OPINION

Shortsighted strategy

Turkey’s growing activity in the Aegean Sea over the past few weeks, despite the summer moratorium agreed between Athens and Ankara, has raised concerns among Greek officials. Foreign Ministry officials here estimate that Turkey has no intention of sparking a crisis but, like the staff at the Ministry of Defense, expect that the period up to December, when Brussels will examine Ankara’s European Union progress, will be rather problematic. According to the usual – albeit convenient – interpretation, the upsurge in Turkish provocations is a byproduct of tension between the Islamic-leaning government and the security establishment or of Ankara’s standard practice of exporting its domestic woes by exerting pressure on Greece. However, the above interpretation misses Turkey’s tendency to systematically advance its longstanding claims at the expense of Greece’s territorial rights. These claims are part of a long-term strategy – an area in which Greece is sorely lacking regardless of the political party in power.

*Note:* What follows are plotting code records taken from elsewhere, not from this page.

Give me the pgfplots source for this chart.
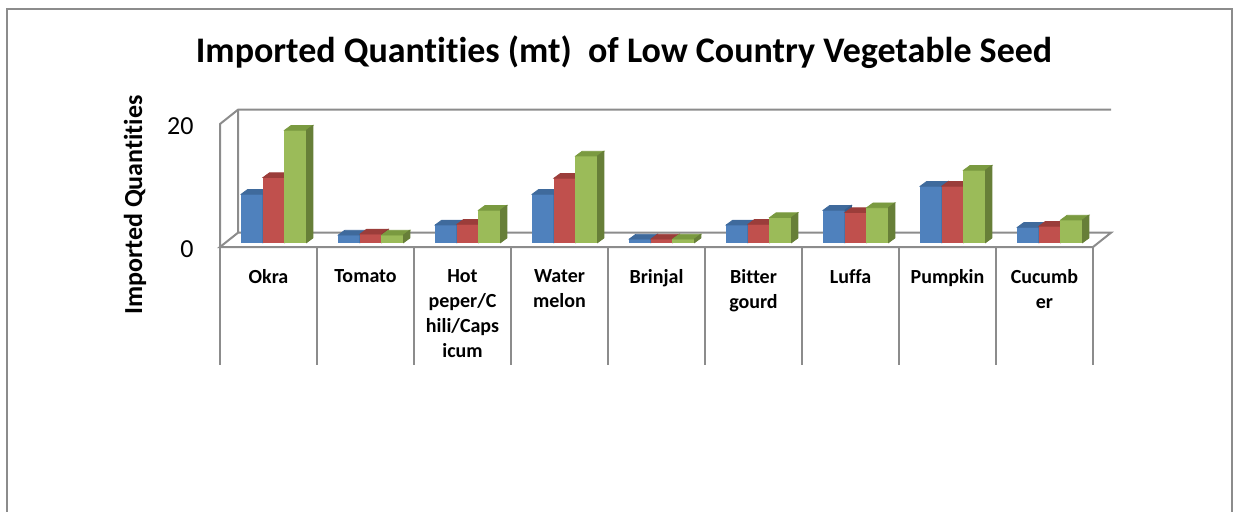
\documentclass[border=0pt]{standalone}
\usepackage{pgfplots}
\pgfplotsset{compat=1.18}
\usepackage{pgfplotstable}
\usepackage{fontspec}
\setmainfont{Carlito}[Ligatures=NoCommon]
\definecolor{bluef}{HTML}{4F81BD}
\definecolor{bluet}{HTML}{3F6A9C}
\definecolor{blues}{HTML}{385D8A}
\definecolor{redf}{HTML}{C0504D}
\definecolor{redt}{HTML}{9B3D3A}
\definecolor{reds}{HTML}{8C3836}
\definecolor{greenf}{HTML}{9BBB59}
\definecolor{greent}{HTML}{7A9A40}
\definecolor{greens}{HTML}{677F38}
\definecolor{framegray}{HTML}{8C8C8C}
\pgfdeclareplotmark{nothing}{}
\pgfplotstableread{
x   a    b    c
0.5 7.9  10.6 18.3
1.5 1.25 1.4  1.25
2.5 2.9  3.0  5.3
3.5 7.9  10.5 14.1
4.5 0.6  0.6  0.6
5.5 2.9  3.0  4.1
6.5 5.3  4.9  5.7
7.5 9.2  9.2  11.8
8.5 2.5  2.7  3.7
}\seeddata
\pgfplotsset{
  bar3d/.style={%
    scatter, only marks, mark=nothing,
    visualization depends on={y \as \rawy},
    visualization depends on={value #1 \as \seriesidx},
    scatter/@pre marker code/.code={%
      \pgfkeys{/pgf/fpu=false}%
      \ifcase\seriesidx\relax
        \def\xs{-8.15}\def\cf{bluef}\def\ct{bluet}\def\cs{blues}%
      \or
        \def\xs{2.7}\def\cf{redf}\def\ct{redt}\def\cs{reds}%
      \else
        \def\xs{13.55}\def\cf{greenf}\def\ct{greent}\def\cs{greens}%
      \fi
      \pgfmathsetmacro\bL{\xs-5.425}%
      \pgfmathsetmacro\bR{\xs+5.425}%
      \pgfmathsetmacro\bLL{\bL+3.2}%
      \pgfmathsetmacro\bRR{\bR+3.2}%
      \pgfmathsetmacro\bB{2.15-\rawy*3.075}%
      \pgfmathsetmacro\bBB{\bB+2.35}%
      \fill[\cf] (\bL pt,\bB pt) rectangle (\bR pt,2.15pt);
      \fill[\ct] (\bL pt,2.15pt) -- (\bR pt,2.15pt) -- (\bRR pt,4.5pt) -- (\bLL pt,4.5pt) -- cycle;
      \fill[\cs] (\bR pt,\bB pt) -- (\bR pt,2.15pt) -- (\bRR pt,4.5pt) -- (\bRR pt,\bBB pt) -- cycle;
    },
    scatter/@post marker code/.code={},
  },
}
\begin{document}
\begin{tikzpicture}
\useasboundingbox (0,0) rectangle (623.5pt,255.5pt);
\clip (0,0) rectangle (623.5pt,255.5pt);
\draw[framegray, line width=1pt] (3.5pt,-2pt) -- (3.5pt,251pt) -- (616pt,251pt) -- (616pt,-2pt);
\begin{axis}[
  at={(110pt,132pt)}, anchor=south west,
  x=48.5pt, y=3.075pt,
  xmin=0, xmax=9, ymin=0, ymax=20,
  disabledatascaling,
  clip=false,
  axis line style={draw=none},
  tick style={draw=none},
  major tick length=0pt,
  ytick={0,20},
  yticklabel style={font=\fontsize{13}{15}\selectfont, inner sep=0pt, anchor=east, xshift=-13pt, yshift=-1pt},
  /pgf/number format/assume math mode=true,
  xtick={0.5,1.5,...,8.5},
  xticklabels={Okra,Tomato,{Hot\\peper/C\\hili/Caps\\icum},{Water\\melon},Brinjal,{Bitter\\gourd},Luffa,Pumpkin,{Cucumb\\er}},
  xticklabel style={align=center, font=\bfseries\fontsize{10}{12.5}\selectfont, anchor=north, inner sep=0pt, yshift=-10.85pt},
  title={Imported Quantities (mt)\ \ of Low Country Vegetable Seed},
  title style={at={(axis description cs:0.4628,1.4065)}, anchor=base, inner sep=0pt, font=\bfseries\fontsize{18}{21}\selectfont},
  ylabel={Imported Quantities},
  every axis y label/.style={at={(axis description cs:-0.0974,0.3415)}, rotate=90, anchor=center, font=\bfseries\fontsize{13}{15}\selectfont},
]
% walls and floor
\draw[framegray, line width=1pt]
  (axis cs:0,0) -- (axis cs:0,20) -- ([shift={(9pt,7.15pt)}]axis cs:0,20) -- ([shift={(9pt,7.15pt)}]axis cs:9,20);
\draw[framegray, line width=1pt]
  ([shift={(9pt,7.15pt)}]axis cs:0,20) -- ([shift={(9pt,7.15pt)}]axis cs:0,0) -- ([shift={(9pt,7.15pt)}]axis cs:9,0) -- (axis cs:9,0) -- (axis cs:0,0) -- ([shift={(9pt,7.15pt)}]axis cs:0,0);
% table grid
\pgfplotsinvokeforeach{0,...,9}{
  \draw[framegray, line width=1pt] (axis cs:#1,0) -- ++(0pt,-59pt);
}
\addplot[bar3d=0] table[x=x,y=a] {\seeddata};
\addplot[bar3d=1] table[x=x,y=b] {\seeddata};
\addplot[bar3d=2] table[x=x,y=c] {\seeddata};
\end{axis}
\end{tikzpicture}
\end{document}
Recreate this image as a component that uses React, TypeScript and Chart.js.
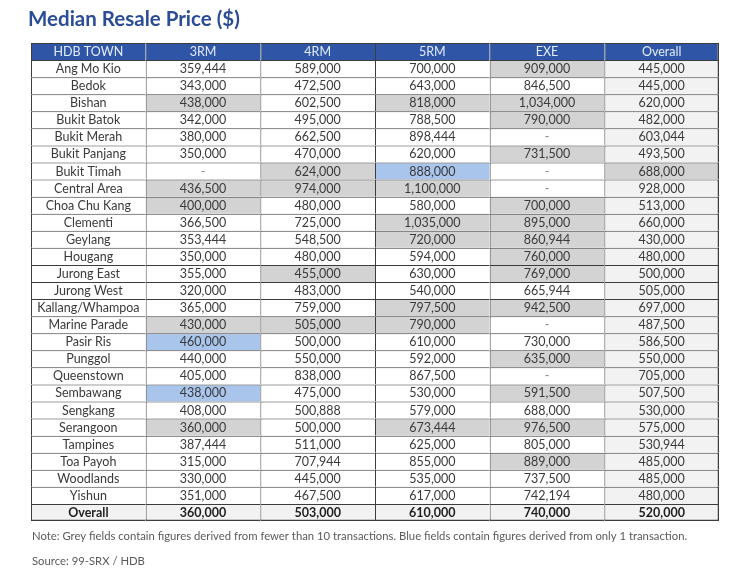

The question of oil exploration within the limits of Greece’s continental shelf is not new. Nevertheless, Ankara has used it as a means to cause lower- or higher-level tension since the 1970s, as was the case with the crisis of 1987. Talk of «gray zones» in the Aegean has been systematically cultivated since the Imia standoff in 1996 in an attempt to create the impression that there are supposedly question marks over the status of the Aegean which can be settled only through outside mediation. The flyovers and violations of Greek air space by Turkish fighter jets are also aimed in this direction. Greece has been left fuming at the upgraded Turkish role courtesy of US President Barack Obama and Russian Prime Minister Vladimir Putin. Athens should shed its passive bystander approach and behave more assertively on the global stage.